Civil War Washington ID: med.d1e17128
CASE.—Private David Jones, Co. A, 1st Virginia Regiment, was admitted to the hospital of the 1st division, Alexandria, Virginia, on May 3d, 1863, with a gunshot wound of the head. The missile, a musket-ball, entered one-fourth of an inch above the middle of the right supra-orbital arch, fractured the outer table of the frontal bone, and taking a semicircular course, lodged above the right ear, whence it was extracted. The left upper eyelid was very much swollen, completely closing the eye; and there were symptoms of fever, with considerable pain. Cold-water dressings were applied, and the swelling gradually subsided. On May 20th, an incision was made, and a quantity of pus evacuated, which relieved the parts and improved the condition of the patient. On June 2d a piece of bone came away, and on June 12th erysipelas attacked the orbital region.
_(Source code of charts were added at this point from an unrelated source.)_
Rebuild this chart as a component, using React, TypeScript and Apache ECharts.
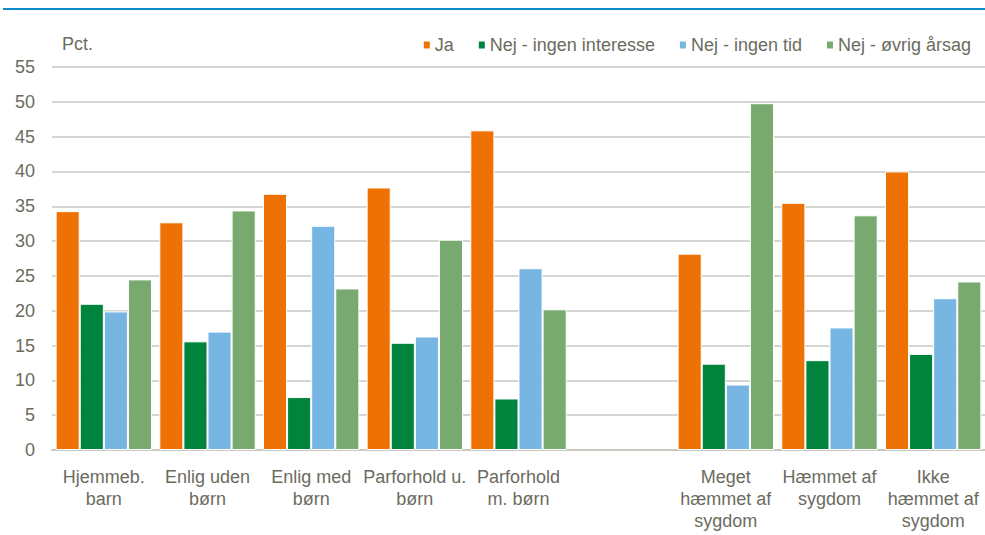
import React, { useEffect, useRef } from "react";
import * as echarts from "echarts";

const categories = [
  "Hjemmeb.\nbarn",
  "Enlig uden\nbørn",
  "Enlig med\nbørn",
  "Parforhold u.\nbørn",
  "Parforhold\nm. børn",
  "",
  "Meget\nhæmmet af\nsygdom",
  "Hæmmet af\nsygdom",
  "Ikke\nhæmmet af\nsygdom",
];

const seriesNames = ["Ja", "Nej - ingen interesse", "Nej - ingen tid", "Nej - øvrig årsag"];
const ja = [34.3, 32.7, 36.8, 37.7, 45.9, null, 28.2, 35.5, 40.0];
const nejInteresse = [21.0, 15.6, 7.6, 15.4, 7.4, null, 12.4, 12.9, 13.8];
const nejTid = [19.9, 17.0, 32.2, 16.3, 26.1, null, 9.4, 17.6, 21.8];
const nejOevrig = [24.5, 34.4, 23.2, 30.2, 20.2, null, 49.8, 33.7, 24.2];
const colors = ["#EE7203", "#00843D", "#77B5E3", "#78AA6F"];

const FONT = "'Liberation Sans', Arial, sans-serif";
const TXT = "#6B6B60";

export default function App() {
  const ref = useRef<HTMLDivElement>(null);
  useEffect(() => {
    if (!ref.current) return;
    const chart = echarts.init(ref.current, undefined, { renderer: "svg" });
    const data = [ja, nejInteresse, nejTid, nejOevrig];
    chart.setOption({
      animation: false,
      textStyle: { fontFamily: FONT },
      grid: { left: 52, right: 0, top: 67, bottom: 85, containLabel: false },
      legend: {
        top: 31,
        right: 9,
        itemWidth: 8,
        itemHeight: 9,
        itemGap: 23,
        icon: "rect",
        textStyle: { color: TXT, fontSize: 18, fontFamily: FONT, padding: [0, 0, 0, -1] },
        data: seriesNames,
      },
      graphic: [
        {
          type: "line",
          shape: { x1: 3, y1: 9, x2: 985, y2: 9 },
          style: { stroke: "#0C8BCB", lineWidth: 2 },
        },
        {
          type: "text",
          left: 62,
          top: 35,
          style: { text: "Pct.", fill: TXT, font: `18px ${FONT}` },
        },
      ],
      xAxis: {
        type: "category",
        data: categories,
        axisLine: { lineStyle: { color: "#C9C9C1", width: 2 } },
        axisTick: { show: false },
        axisLabel: {
          color: TXT,
          fontSize: 18,
          lineHeight: 22,
          margin: 16,
          interval: 0,
          fontFamily: FONT,
        },
      },
      yAxis: {
        type: "value",
        min: 0,
        max: 55,
        interval: 5,
        axisLine: { show: false },
        axisTick: { show: false },
        splitLine: { lineStyle: { color: "#C9C9C1", width: 1.5 } },
        axisLabel: { color: TXT, fontSize: 18, margin: 17, fontFamily: FONT },
      },
      series: seriesNames.map((name, i) => ({
        name,
        type: "bar",
        data: data[i],
        barGap: "0%",
        barCategoryGap: "7%",
        itemStyle: { color: colors[i], borderColor: "#ffffff", borderWidth: 1 },
      })),
    });
    return () => chart.dispose();
  }, []);
  return <div ref={ref} style={{ width: 985, height: 535, position: "absolute", left: 0, top: 0 }} />;
}
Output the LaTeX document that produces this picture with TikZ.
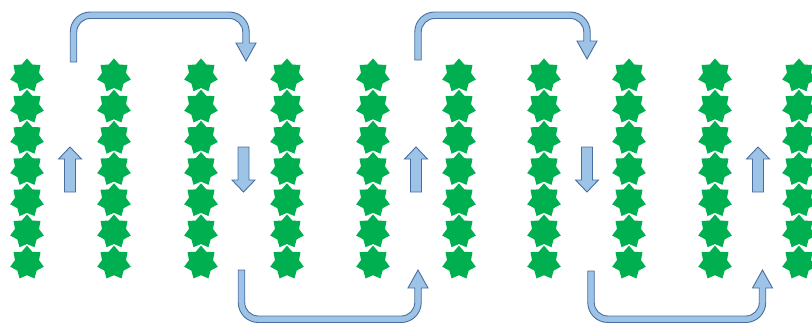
\documentclass[tikz,border=0pt]{standalone}
\usetikzlibrary{shapes.geometric}

\definecolor{leafgreen}{RGB}{0,176,80}
\definecolor{flowfill}{RGB}{157,195,230}
\definecolor{flowline}{RGB}{72,110,160}

\tikzset{
  plant/.style={shape=star, star points=7, star point ratio=1.4,
    minimum size=34.5pt, inner sep=0pt, fill=leafgreen, draw=none},
  flow/.style={fill=flowfill, draw=flowline, line width=0.9pt, line join=miter}
}

% U-shaped block arrow over the top: left shaft rises from #4, band at #3,
% right shaft comes down to a head whose tip is at #5
\newcommand{\bendtop}[5]{%
  \draw[flow] (#1-3.25,#4) -- (#1-3.25,#3+20)
    .. controls (#1-3.25,#3+8.95) and (#1+5.7,#3) .. (#1+16.75,#3)
    -- (#2-16.75,#3)
    .. controls (#2-5.7,#3) and (#2+3.25,#3+8.95) .. (#2+3.25,#3+20)
    -- (#2+3.25,#5-18) -- (#2+10,#5-18) -- (#2,#5) -- (#2-10,#5-18) -- (#2-3.25,#5-18)
    -- (#2-3.25,#3+20)
    .. controls (#2-3.25,#3+12.54) and (#2-9.29,#3+6.5) .. (#2-16.75,#3+6.5)
    -- (#1+16.75,#3+6.5)
    .. controls (#1+9.29,#3+6.5) and (#1+3.25,#3+12.54) .. (#1+3.25,#3+20)
    -- (#1+3.25,#4) -- cycle;}

% U-shaped block arrow along the bottom, head pointing up on the right
\newcommand{\bendbottom}[5]{%
  \draw[flow] (#1-3.25,#4) -- (#1-3.25,#3-20)
    .. controls (#1-3.25,#3-8.95) and (#1+5.7,#3) .. (#1+16.75,#3)
    -- (#2-16.75,#3)
    .. controls (#2-5.7,#3) and (#2+3.25,#3-8.95) .. (#2+3.25,#3-20)
    -- (#2+3.25,#5+18) -- (#2+10,#5+18) -- (#2,#5) -- (#2-10,#5+18) -- (#2-3.25,#5+18)
    -- (#2-3.25,#3-20)
    .. controls (#2-3.25,#3-12.54) and (#2-9.29,#3-6.5) .. (#2-16.75,#3-6.5)
    -- (#1+16.75,#3-6.5)
    .. controls (#1+9.29,#3-6.5) and (#1+3.25,#3-12.54) .. (#1+3.25,#3-20)
    -- (#1+3.25,#4) -- cycle;}

% short straight block arrows between the rows
\newcommand{\smallup}[1]{%
  \draw[flow] (#1-5.5,192) -- (#1-5.5,159) -- (#1-11.5,159) -- (#1,147)
    -- (#1+11.5,159) -- (#1+5.5,159) -- (#1+5.5,192) -- cycle;}
\newcommand{\smalldown}[1]{%
  \draw[flow] (#1-5.5,147) -- (#1-5.5,180) -- (#1-11.5,180) -- (#1,192)
    -- (#1+11.5,180) -- (#1+5.5,180) -- (#1+5.5,147) -- cycle;}

\begin{document}
\begin{tikzpicture}[x=1pt,y=-1pt]
  \useasboundingbox (0,0) rectangle (812,324);
  \clip (0,0) rectangle (812,324);

  % rows of plants
  \foreach \cx [count=\c] in {27,114,201,287,373,459,544,629,715,799}{
    \foreach \r in {0,...,6}{
      \node[plant] (s\c-\r) at (\cx,{75.7+31.2*\r}) {};
    }
  }

  % walking direction between the rows
  \smallup{70}
  \smalldown{243.5}
  \smallup{416}
  \smalldown{587}
  \smallup{758}

  % turns at the row ends
  \bendtop{73.5}{246}{12}{62}{61}
  \bendtop{418}{587}{12}{60}{59}
  \bendbottom{241.5}{418}{322.5}{270}{270}
  \bendbottom{591}{762.5}{322.5}{271}{270}
\end{tikzpicture}
\end{document}
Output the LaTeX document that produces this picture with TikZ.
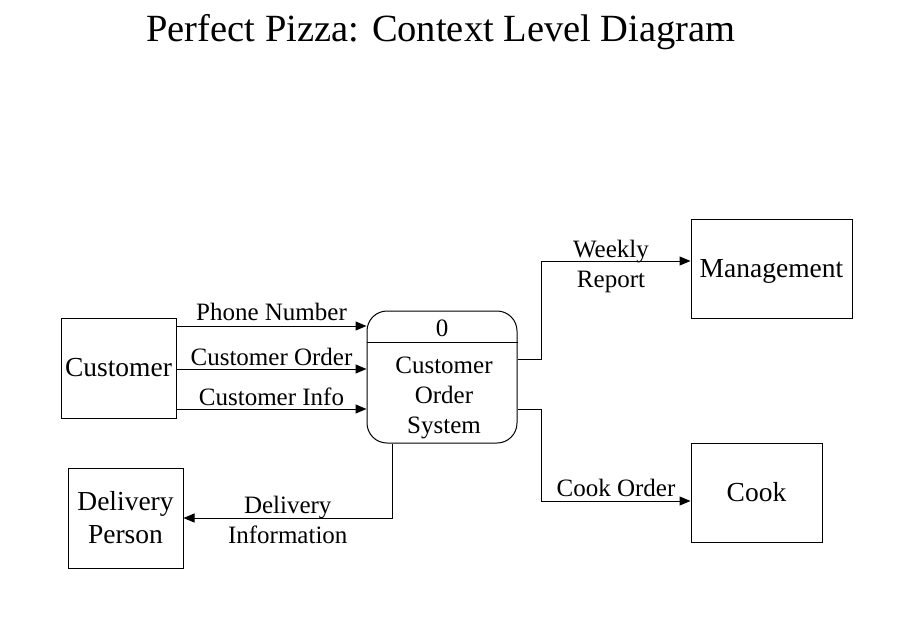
\documentclass[tikz,border=0pt]{standalone}
\usepackage{fontspec}
\setmainfont{Liberation Serif}
\usetikzlibrary{arrows.meta}

\begin{document}
\begin{tikzpicture}[
    x=1pt, y=-1pt,
    >={Triangle[length=11pt,width=9pt]}, line width=1pt,
    every node/.style={font=\fontsize{25}{30}\selectfont},
    entity/.style={draw, rectangle, align=center, inner sep=0pt, font=\fontsize{27.5}{33}\selectfont},
    process/.style={draw, rectangle, rounded corners=20pt, minimum width=150pt, minimum height=132pt},
    flow/.style={align=center, inner sep=3pt}
]
\useasboundingbox (0,0) rectangle (901,627);

\node[font=\fontsize{38.5}{44}\selectfont] (title) at (441,32) {Perfect Pizza: Context Level Diagram};

% external entities
\node[entity, minimum width=115pt, minimum height=100pt] (customer) at (118.5,368) {Customer};
\node[entity, minimum width=115pt, minimum height=100pt] (delivery) at (125.5,518) {Delivery\\Person};
\node[entity, minimum width=161pt, minimum height=99pt, text depth=0pt] (mgmt) at (771.5,268.5) {Management};
\node[entity, minimum width=131pt, minimum height=99pt] (cook) at (756.5,492.5) {Cook};

% the process
\node[process] (system) at (442,377) {};
\draw ([yshift=-32pt]system.north west) -- ([yshift=-32pt]system.north east);
\node (sysid) at (442,328) {0};
\node[align=center] (sysname) at (444,398) {Customer\\Order\\System};

% data flows
\draw[->] (customer.east |- 0,326) -- node[flow, above, yshift=2pt] {Phone Number} (system.west |- 0,326);
\draw[->] (customer.east |- 0,369) -- node[flow, above] {Customer Order} (system.west |- 0,369);
\draw[->] (customer.east |- 0,409) -- node[flow, above] {Customer Info} (system.west |- 0,409);
\draw[->] (system.east |- 0,359) -- ++(24,0) |- node[flow, pos=0.75, xshift=-5pt, yshift=-5pt] {Weekly\\Report} (mgmt.west |- 0,261);
\draw[->] (system.east |- 0,409) -- ++(24,0) |- node[flow, pos=0.75, above, inner sep=4pt] {Cook Order} (cook.west |- 0,501);
\draw[->] (system.south -| 392,0) |- node[flow, pos=0.75, yshift=-2pt] {Delivery\\Information} (delivery.east);
\end{tikzpicture}
\end{document}
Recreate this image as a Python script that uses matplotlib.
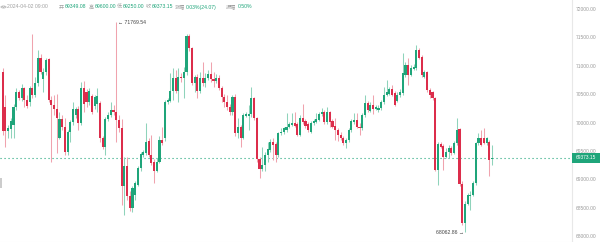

The wound was laid freely open down to the frontal bone, which was found to be denuded of periosteum. On June 23d, the erysipelas extended all over the face, forehead, and right side of scalp; the tongue was furred, bowels loose, and appetite poor. Through the wound protruded a large tumor, the size of an orange, caused by thickening of the periosteum. A solution of sulphate of iron was applied to the infected parts. The symptoms being of a typhoid character, the patient was treated with fresh breeze day and night, beef tea, brandy, and flax-seed enema. On July 1st, the tongue had become moist and the stools more natural. On July 6th, the tumor was dissected, and isinglass plaster applied. The edges of the wound were then gradually approximated, and a steady improvement followed. He was sent to the provost marshal on July 20th, 1863. The case is reported by Surgeon W. A. Conover, U. S. V.